**** Given information ****

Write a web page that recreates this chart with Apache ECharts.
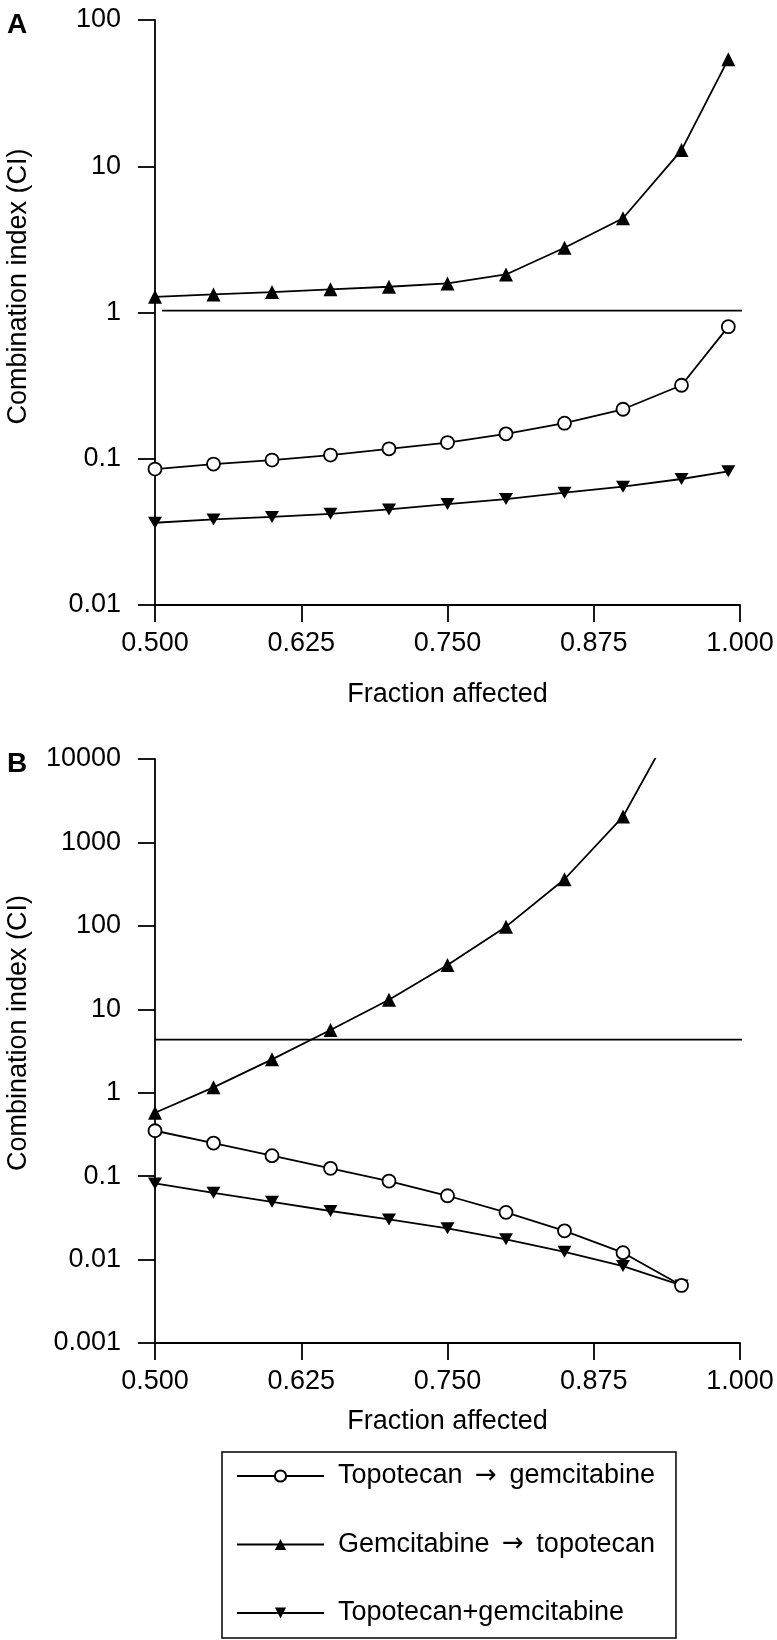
<!DOCTYPE html>
<html><head><meta charset="utf-8">
<script src="https://cdn.jsdelivr.net/npm/echarts/dist/echarts.min.js"></script>
<style>html,body{margin:0;padding:0;background:#fff}#c{width:777px;height:1640px}</style>
</head><body><div id="c"></div>
<script>
// ---- data ----
const seriesNames = ['Topotecan \u2192 gemcitabine', 'Gemcitabine \u2192 topotecan', 'Topotecan+gemcitabine'];
const xTickLabels = ['0.500', '0.625', '0.750', '0.875', '1.000'];
const yTickLabelsA = ['0.01', '0.1', '1', '10', '100'];
const yTickLabelsB = ['0.001', '0.01', '0.1', '1', '10', '100', '1000', '10000'];
const axisTitleX = 'Fraction affected';
const axisTitleY = 'Combination index (CI)';

// Panel A
const faA = [0.50, 0.55, 0.60, 0.65, 0.70, 0.75, 0.80, 0.85, 0.90, 0.95, 0.99];
const topoGemA = [0.085, 0.092, 0.098, 0.106, 0.117, 0.129, 0.148, 0.175, 0.218, 0.318, 0.80];
const gemTopoA = [1.28, 1.33, 1.38, 1.44, 1.50, 1.58, 1.82, 2.77, 4.41, 12.9, 54];
const simulA   = [0.0365, 0.0385, 0.040, 0.042, 0.045, 0.049, 0.053, 0.0586, 0.0644, 0.0727, 0.082];
const refLineA = [[0.506, 1.03], [1.005, 1.03]];

// Panel B
const faB = [0.50, 0.55, 0.60, 0.65, 0.70, 0.75, 0.80, 0.85, 0.90, 0.95];
const topoGemB = [0.35, 0.249, 0.176, 0.124, 0.0873, 0.0582, 0.0368, 0.0221, 0.0121, 0.0049];
const gemTopoB = [0.575, 1.16, 2.51, 5.65, 13.0, 34.0, 97.8, 362, 2040, 37800];
const simulB   = [0.0819, 0.0632, 0.0493, 0.0382, 0.0303, 0.0237, 0.0175, 0.0124, 0.00836, 0.0049];
const refLineB = [[0.5, 4.32], [1.01, 4.32]];

// ---- chart ----
const FONT = '"Liberation Sans", Arial, Helvetica, sans-serif';
const chart = echarts.init(document.getElementById('c'), null, {renderer: 'canvas'});
const pair = (xs, ys) => xs.map((x, i) => [x, ys[i]]);
const downTri = 'path://M0,0L10,0L5,9Z';

function xAxisFor(gi, gap) {
  return {
    type: 'value', gridIndex: gi, min: 0.5, max: 1.0, interval: 0.125,
    axisLine: {onZero: false, lineStyle: {color: '#000', width: 1.8}},
    axisTick: {length: 17, lineStyle: {color: '#000', width: 1.8}},
    splitLine: {show: false},
    axisLabel: {color: '#000', fontFamily: FONT, fontSize: 27, margin: 25,
      formatter: v => xTickLabels[Math.round((v - 0.5) / 0.125)]},
    name: axisTitleX, nameLocation: 'middle', nameGap: gap,
    nameTextStyle: {color: '#000', fontFamily: FONT, fontSize: 27}
  };
}
function yAxisFor(gi, min, max, labels) {
  const e0 = Math.round(Math.log10(min));
  return {
    type: 'log', logBase: 10, gridIndex: gi, min: min, max: max,
    axisLine: {onZero: false, lineStyle: {color: '#000', width: 1.8}},
    axisTick: {length: 17, lineStyle: {color: '#000', width: 1.8}},
    splitLine: {show: false},
    minorTick: {show: false},
    axisLabel: {color: '#000', fontFamily: FONT, fontSize: 27, margin: 34,
      formatter: v => labels[Math.round(Math.log10(v)) - e0]}
  };
}
function mkSeries(gi, idx, data) {
  const base = {
    type: 'line', name: seriesNames[idx], xAxisIndex: gi, yAxisIndex: gi,
    data: data, clip: true, animation: false,
    lineStyle: {color: '#000', width: 1.8},
    emphasis: {disabled: true}
  };
  if (idx === 0) {
    Object.assign(base, {symbol: 'circle', symbolSize: 13, z: 4,
      itemStyle: {color: '#fff', borderColor: '#000', borderWidth: 1.8}});
  } else if (idx === 1) {
    Object.assign(base, {symbol: 'triangle', symbolSize: 14, z: 3,
      itemStyle: {color: '#000', borderColor: '#000', borderWidth: 0}});
  } else {
    Object.assign(base, {symbol: downTri, symbolSize: [14, 12], z: 2,
      itemStyle: {color: '#000', borderColor: '#000', borderWidth: 0}});
  }
  return base;
}
function refSeries(gi, data) {
  return {type: 'line', name: 'ref', xAxisIndex: gi, yAxisIndex: gi, data: data,
    clip: false, symbol: 'none', animation: false, silent: true,
    lineStyle: {color: '#000', width: 1.8}, z: 1};
}
function txt(text, x, y, size, weight, rot, align) {
  return {type: 'text', x: x, y: y, rotation: rot || 0, silent: true,
    style: {text: text, fontFamily: FONT, fontSize: size, fontWeight: weight, fill: '#000',
      align: align, verticalAlign: 'middle'}};
}

const option = {
  backgroundColor: '#fff',
  animation: false,
  grid: [
    {left: 155, top: 20, width: 585, height: 585},
    {left: 155, top: 759, width: 585, height: 584}
  ],
  xAxis: [xAxisFor(0, 76), xAxisFor(1, 65)],
  yAxis: [yAxisFor(0, 0.01, 100, yTickLabelsA), yAxisFor(1, 0.001, 10000, yTickLabelsB)],
  legend: {
    data: seriesNames, orient: 'vertical', left: 222, top: 1452,
    itemWidth: 87, itemHeight: 14, itemGap: 38.5,
    padding: [9, 21, 10, 14],
    borderColor: '#000', borderWidth: 1.5,
    selectedMode: false,
    formatter: n => n.replace('\u2192', '{ar|\u2192}'),
    textStyle: {color: '#000', fontFamily: FONT, fontSize: 27, lineHeight: 30, padding: [0, 0, 0, 9],
      rich: {ar: {fontFamily: '"DejaVu Sans", sans-serif', fontSize: 26, lineHeight: 30, color: '#000', padding: [0, 5, 0, 5]}}}
  },
  series: [
    refSeries(0, refLineA),
    mkSeries(0, 2, pair(faA, simulA)),
    mkSeries(0, 1, pair(faA, gemTopoA)),
    mkSeries(0, 0, pair(faA, topoGemA)),
    refSeries(1, refLineB),
    mkSeries(1, 2, pair(faB, simulB)),
    mkSeries(1, 1, pair(faB, gemTopoB)),
    mkSeries(1, 0, pair(faB, topoGemB))
  ],
  graphic: [
    txt('A', 7, 25, 28, 'bold', 0, 'left'),
    txt('B', 7, 764, 28, 'bold', 0, 'left'),
    txt(axisTitleY, 19, 286.5, 27, 'normal', Math.PI / 2, 'center'),
    txt(axisTitleY, 19, 1033, 27, 'normal', Math.PI / 2, 'center')
  ]
};
chart.setOption(option);
</script>
</body></html>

****

What you should do:
Reproduce the material above in full, exactly, with no images.

Solved exercise:
Write a web page that recreates this chart with Apache ECharts.
<!DOCTYPE html>
<html><head><meta charset="utf-8">
<script src="https://cdn.jsdelivr.net/npm/echarts/dist/echarts.min.js"></script>
<style>html,body{margin:0;padding:0;background:#fff}#c{width:777px;height:1640px}</style>
</head><body><div id="c"></div>
<script>
// ---- data ----
const seriesNames = ['Topotecan \u2192 gemcitabine', 'Gemcitabine \u2192 topotecan', 'Topotecan+gemcitabine'];
const xTickLabels = ['0.500', '0.625', '0.750', '0.875', '1.000'];
const yTickLabelsA = ['0.01', '0.1', '1', '10', '100'];
const yTickLabelsB = ['0.001', '0.01', '0.1', '1', '10', '100', '1000', '10000'];
const axisTitleX = 'Fraction affected';
const axisTitleY = 'Combination index (CI)';

// Panel A
const faA = [0.50, 0.55, 0.60, 0.65, 0.70, 0.75, 0.80, 0.85, 0.90, 0.95, 0.99];
const topoGemA = [0.085, 0.092, 0.098, 0.106, 0.117, 0.129, 0.148, 0.175, 0.218, 0.318, 0.80];
const gemTopoA = [1.28, 1.33, 1.38, 1.44, 1.50, 1.58, 1.82, 2.77, 4.41, 12.9, 54];
const simulA   = [0.0365, 0.0385, 0.040, 0.042, 0.045, 0.049, 0.053, 0.0586, 0.0644, 0.0727, 0.082];
const refLineA = [[0.506, 1.03], [1.005, 1.03]];

// Panel B
const faB = [0.50, 0.55, 0.60, 0.65, 0.70, 0.75, 0.80, 0.85, 0.90, 0.95];
const topoGemB = [0.35, 0.249, 0.176, 0.124, 0.0873, 0.0582, 0.0368, 0.0221, 0.0121, 0.0049];
const gemTopoB = [0.575, 1.16, 2.51, 5.65, 13.0, 34.0, 97.8, 362, 2040, 37800];
const simulB   = [0.0819, 0.0632, 0.0493, 0.0382, 0.0303, 0.0237, 0.0175, 0.0124, 0.00836, 0.0049];
const refLineB = [[0.5, 4.32], [1.01, 4.32]];

// ---- chart ----
const FONT = '"Liberation Sans", Arial, Helvetica, sans-serif';
const chart = echarts.init(document.getElementById('c'), null, {renderer: 'canvas'});
const pair = (xs, ys) => xs.map((x, i) => [x, ys[i]]);
const downTri = 'path://M0,0L10,0L5,9Z';

function xAxisFor(gi, gap) {
  return {
    type: 'value', gridIndex: gi, min: 0.5, max: 1.0, interval: 0.125,
    axisLine: {onZero: false, lineStyle: {color: '#000', width: 1.8}},
    axisTick: {length: 17, lineStyle: {color: '#000', width: 1.8}},
    splitLine: {show: false},
    axisLabel: {color: '#000', fontFamily: FONT, fontSize: 27, margin: 25,
      formatter: v => xTickLabels[Math.round((v - 0.5) / 0.125)]},
    name: axisTitleX, nameLocation: 'middle', nameGap: gap,
    nameTextStyle: {color: '#000', fontFamily: FONT, fontSize: 27}
  };
}
function yAxisFor(gi, min, max, labels) {
  const e0 = Math.round(Math.log10(min));
  return {
    type: 'log', logBase: 10, gridIndex: gi, min: min, max: max,
    axisLine: {onZero: false, lineStyle: {color: '#000', width: 1.8}},
    axisTick: {length: 17, lineStyle: {color: '#000', width: 1.8}},
    splitLine: {show: false},
    minorTick: {show: false},
    axisLabel: {color: '#000', fontFamily: FONT, fontSize: 27, margin: 34,
      formatter: v => labels[Math.round(Math.log10(v)) - e0]}
  };
}
function mkSeries(gi, idx, data) {
  const base = {
    type: 'line', name: seriesNames[idx], xAxisIndex: gi, yAxisIndex: gi,
    data: data, clip: true, animation: false,
    lineStyle: {color: '#000', width: 1.8},
    emphasis: {disabled: true}
  };
  if (idx === 0) {
    Object.assign(base, {symbol: 'circle', symbolSize: 13, z: 4,
      itemStyle: {color: '#fff', borderColor: '#000', borderWidth: 1.8}});
  } else if (idx === 1) {
    Object.assign(base, {symbol: 'triangle', symbolSize: 14, z: 3,
      itemStyle: {color: '#000', borderColor: '#000', borderWidth: 0}});
  } else {
    Object.assign(base, {symbol: downTri, symbolSize: [14, 12], z: 2,
      itemStyle: {color: '#000', borderColor: '#000', borderWidth: 0}});
  }
  return base;
}
function refSeries(gi, data) {
  return {type: 'line', name: 'ref', xAxisIndex: gi, yAxisIndex: gi, data: data,
    clip: false, symbol: 'none', animation: false, silent: true,
    lineStyle: {color: '#000', width: 1.8}, z: 1};
}
function txt(text, x, y, size, weight, rot, align) {
  return {type: 'text', x: x, y: y, rotation: rot || 0, silent: true,
    style: {text: text, fontFamily: FONT, fontSize: size, fontWeight: weight, fill: '#000',
      align: align, verticalAlign: 'middle'}};
}

const option = {
  backgroundColor: '#fff',
  animation: false,
  grid: [
    {left: 155, top: 20, width: 585, height: 585},
    {left: 155, top: 759, width: 585, height: 584}
  ],
  xAxis: [xAxisFor(0, 76), xAxisFor(1, 65)],
  yAxis: [yAxisFor(0, 0.01, 100, yTickLabelsA), yAxisFor(1, 0.001, 10000, yTickLabelsB)],
  legend: {
    data: seriesNames, orient: 'vertical', left: 222, top: 1452,
    itemWidth: 87, itemHeight: 14, itemGap: 38.5,
    padding: [9, 21, 10, 14],
    borderColor: '#000', borderWidth: 1.5,
    selectedMode: false,
    formatter: n => n.replace('\u2192', '{ar|\u2192}'),
    textStyle: {color: '#000', fontFamily: FONT, fontSize: 27, lineHeight: 30, padding: [0, 0, 0, 9],
      rich: {ar: {fontFamily: '"DejaVu Sans", sans-serif', fontSize: 26, lineHeight: 30, color: '#000', padding: [0, 5, 0, 5]}}}
  },
  series: [
    refSeries(0, refLineA),
    mkSeries(0, 2, pair(faA, simulA)),
    mkSeries(0, 1, pair(faA, gemTopoA)),
    mkSeries(0, 0, pair(faA, topoGemA)),
    refSeries(1, refLineB),
    mkSeries(1, 2, pair(faB, simulB)),
    mkSeries(1, 1, pair(faB, gemTopoB)),
    mkSeries(1, 0, pair(faB, topoGemB))
  ],
  graphic: [
    txt('A', 7, 25, 28, 'bold', 0, 'left'),
    txt('B', 7, 764, 28, 'bold', 0, 'left'),
    txt(axisTitleY, 19, 286.5, 27, 'normal', Math.PI / 2, 'center'),
    txt(axisTitleY, 19, 1033, 27, 'normal', Math.PI / 2, 'center')
  ]
};
chart.setOption(option);
</script>
</body></html>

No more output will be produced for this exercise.